── Provided data
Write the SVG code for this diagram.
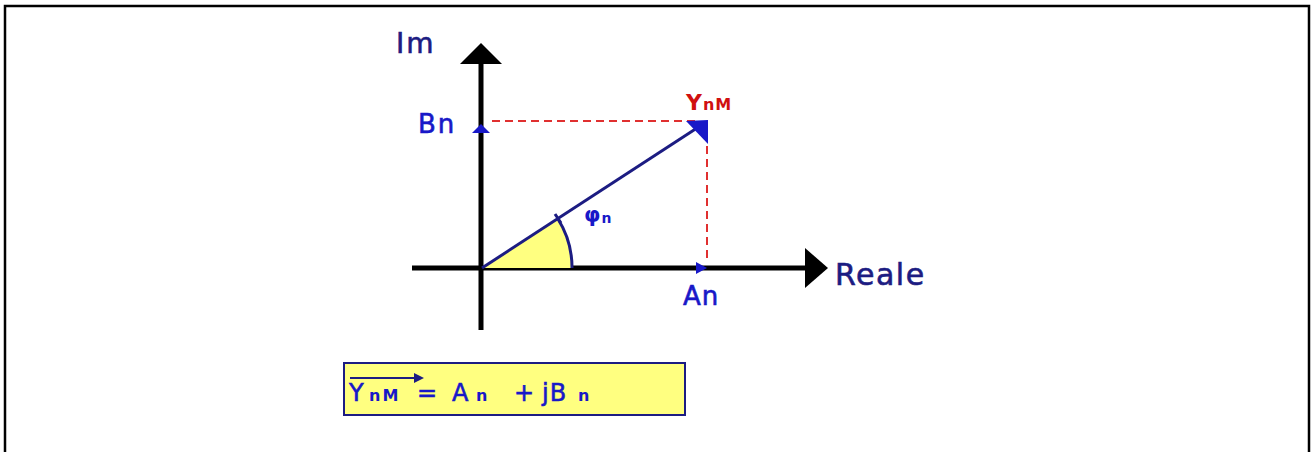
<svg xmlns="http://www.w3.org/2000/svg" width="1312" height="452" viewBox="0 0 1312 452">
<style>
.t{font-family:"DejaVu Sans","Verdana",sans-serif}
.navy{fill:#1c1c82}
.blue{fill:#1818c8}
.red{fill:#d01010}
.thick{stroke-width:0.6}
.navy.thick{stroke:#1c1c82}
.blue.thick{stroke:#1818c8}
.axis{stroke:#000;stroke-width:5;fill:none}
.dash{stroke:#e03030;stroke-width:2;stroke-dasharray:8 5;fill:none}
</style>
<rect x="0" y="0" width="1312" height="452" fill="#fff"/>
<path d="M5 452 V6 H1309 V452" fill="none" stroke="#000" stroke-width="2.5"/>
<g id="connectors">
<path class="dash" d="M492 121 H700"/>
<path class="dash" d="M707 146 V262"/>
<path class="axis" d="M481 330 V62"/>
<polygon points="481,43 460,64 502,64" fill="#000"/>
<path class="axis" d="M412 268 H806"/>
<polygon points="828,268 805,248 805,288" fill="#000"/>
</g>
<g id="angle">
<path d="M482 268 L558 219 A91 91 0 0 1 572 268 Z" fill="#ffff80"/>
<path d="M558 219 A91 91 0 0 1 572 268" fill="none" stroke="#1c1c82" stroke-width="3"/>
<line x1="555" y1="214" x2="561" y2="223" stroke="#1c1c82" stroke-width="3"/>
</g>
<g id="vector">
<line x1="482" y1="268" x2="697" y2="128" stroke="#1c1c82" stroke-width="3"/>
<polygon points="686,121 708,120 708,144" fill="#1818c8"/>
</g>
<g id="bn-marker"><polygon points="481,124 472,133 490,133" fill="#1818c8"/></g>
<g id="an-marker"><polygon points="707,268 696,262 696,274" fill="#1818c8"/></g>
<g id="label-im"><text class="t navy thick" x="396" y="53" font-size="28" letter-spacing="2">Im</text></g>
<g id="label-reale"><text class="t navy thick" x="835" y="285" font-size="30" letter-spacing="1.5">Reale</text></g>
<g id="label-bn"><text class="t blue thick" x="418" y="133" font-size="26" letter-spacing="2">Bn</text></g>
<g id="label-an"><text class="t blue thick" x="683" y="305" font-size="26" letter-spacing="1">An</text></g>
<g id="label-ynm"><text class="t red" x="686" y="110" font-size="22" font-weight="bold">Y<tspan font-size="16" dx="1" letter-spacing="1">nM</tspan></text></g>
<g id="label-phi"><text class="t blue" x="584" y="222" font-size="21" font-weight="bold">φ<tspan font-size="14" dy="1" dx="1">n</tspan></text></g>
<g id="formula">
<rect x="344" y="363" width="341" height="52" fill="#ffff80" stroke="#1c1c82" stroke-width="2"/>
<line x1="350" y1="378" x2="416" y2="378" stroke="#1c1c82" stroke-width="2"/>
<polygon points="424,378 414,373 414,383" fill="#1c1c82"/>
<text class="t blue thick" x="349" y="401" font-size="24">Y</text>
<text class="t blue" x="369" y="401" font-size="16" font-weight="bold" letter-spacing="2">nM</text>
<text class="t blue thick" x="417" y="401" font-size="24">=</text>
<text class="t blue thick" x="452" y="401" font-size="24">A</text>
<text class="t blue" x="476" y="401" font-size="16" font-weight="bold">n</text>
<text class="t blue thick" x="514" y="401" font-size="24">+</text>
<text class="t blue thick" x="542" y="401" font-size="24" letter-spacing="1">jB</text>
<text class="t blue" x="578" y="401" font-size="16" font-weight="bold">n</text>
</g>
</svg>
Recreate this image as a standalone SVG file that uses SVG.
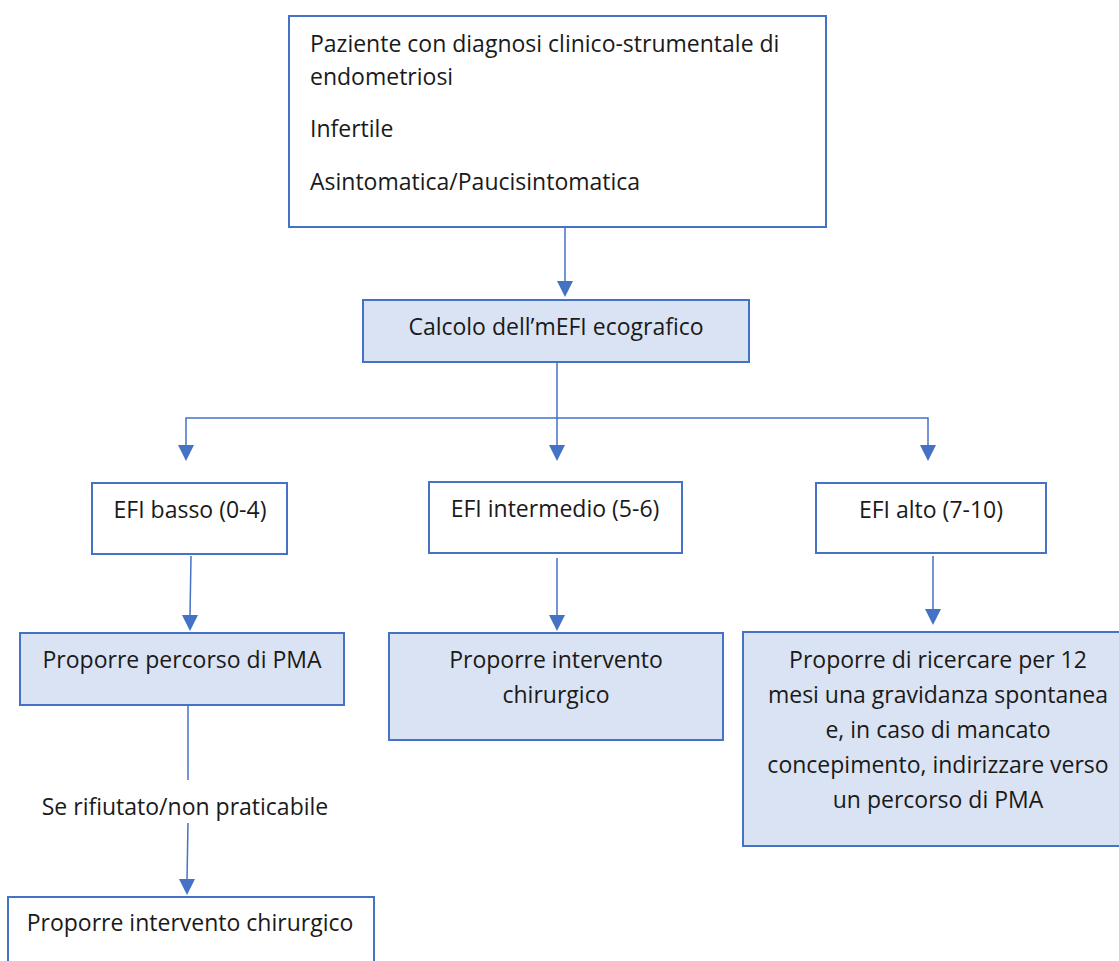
────
Given instruction: Pictures are excluded; copy all other data exactly as shown.

Result below:
Write the SVG code for this diagram.
<svg xmlns="http://www.w3.org/2000/svg" width="1312" height="452" viewBox="0 0 1312 452">
<style>
.t{font-family:"DejaVu Sans","Verdana",sans-serif}
.navy{fill:#1c1c82}
.blue{fill:#1818c8}
.red{fill:#d01010}
.thick{stroke-width:0.6}
.navy.thick{stroke:#1c1c82}
.blue.thick{stroke:#1818c8}
.axis{stroke:#000;stroke-width:5;fill:none}
.dash{stroke:#e03030;stroke-width:2;stroke-dasharray:8 5;fill:none}
</style>
<rect x="0" y="0" width="1312" height="452" fill="#fff"/>
<path d="M5 452 V6 H1309 V452" fill="none" stroke="#000" stroke-width="2.5"/>
<g id="connectors">
<path class="dash" d="M492 121 H700"/>
<path class="dash" d="M707 146 V262"/>
<path class="axis" d="M481 330 V62"/>
<polygon points="481,43 460,64 502,64" fill="#000"/>
<path class="axis" d="M412 268 H806"/>
<polygon points="828,268 805,248 805,288" fill="#000"/>
</g>
<g id="angle">
<path d="M482 268 L558 219 A91 91 0 0 1 572 268 Z" fill="#ffff80"/>
<path d="M558 219 A91 91 0 0 1 572 268" fill="none" stroke="#1c1c82" stroke-width="3"/>
<line x1="555" y1="214" x2="561" y2="223" stroke="#1c1c82" stroke-width="3"/>
</g>
<g id="vector">
<line x1="482" y1="268" x2="697" y2="128" stroke="#1c1c82" stroke-width="3"/>
<polygon points="686,121 708,120 708,144" fill="#1818c8"/>
</g>
<g id="bn-marker"><polygon points="481,124 472,133 490,133" fill="#1818c8"/></g>
<g id="an-marker"><polygon points="707,268 696,262 696,274" fill="#1818c8"/></g>
<g id="label-im"><text class="t navy thick" x="396" y="53" font-size="28" letter-spacing="2">Im</text></g>
<g id="label-reale"><text class="t navy thick" x="835" y="285" font-size="30" letter-spacing="1.5">Reale</text></g>
<g id="label-bn"><text class="t blue thick" x="418" y="133" font-size="26" letter-spacing="2">Bn</text></g>
<g id="label-an"><text class="t blue thick" x="683" y="305" font-size="26" letter-spacing="1">An</text></g>
<g id="label-ynm"><text class="t red" x="686" y="110" font-size="22" font-weight="bold">Y<tspan font-size="16" dx="1" letter-spacing="1">nM</tspan></text></g>
<g id="label-phi"><text class="t blue" x="584" y="222" font-size="21" font-weight="bold">φ<tspan font-size="14" dy="1" dx="1">n</tspan></text></g>
<g id="formula">
<rect x="344" y="363" width="341" height="52" fill="#ffff80" stroke="#1c1c82" stroke-width="2"/>
<line x1="350" y1="378" x2="416" y2="378" stroke="#1c1c82" stroke-width="2"/>
<polygon points="424,378 414,373 414,383" fill="#1c1c82"/>
<text class="t blue thick" x="349" y="401" font-size="24">Y</text>
<text class="t blue" x="369" y="401" font-size="16" font-weight="bold" letter-spacing="2">nM</text>
<text class="t blue thick" x="417" y="401" font-size="24">=</text>
<text class="t blue thick" x="452" y="401" font-size="24">A</text>
<text class="t blue" x="476" y="401" font-size="16" font-weight="bold">n</text>
<text class="t blue thick" x="514" y="401" font-size="24">+</text>
<text class="t blue thick" x="542" y="401" font-size="24" letter-spacing="1">jB</text>
<text class="t blue" x="578" y="401" font-size="16" font-weight="bold">n</text>
</g>
</svg>
Recreate this image as a standalone SVG file that uses SVG.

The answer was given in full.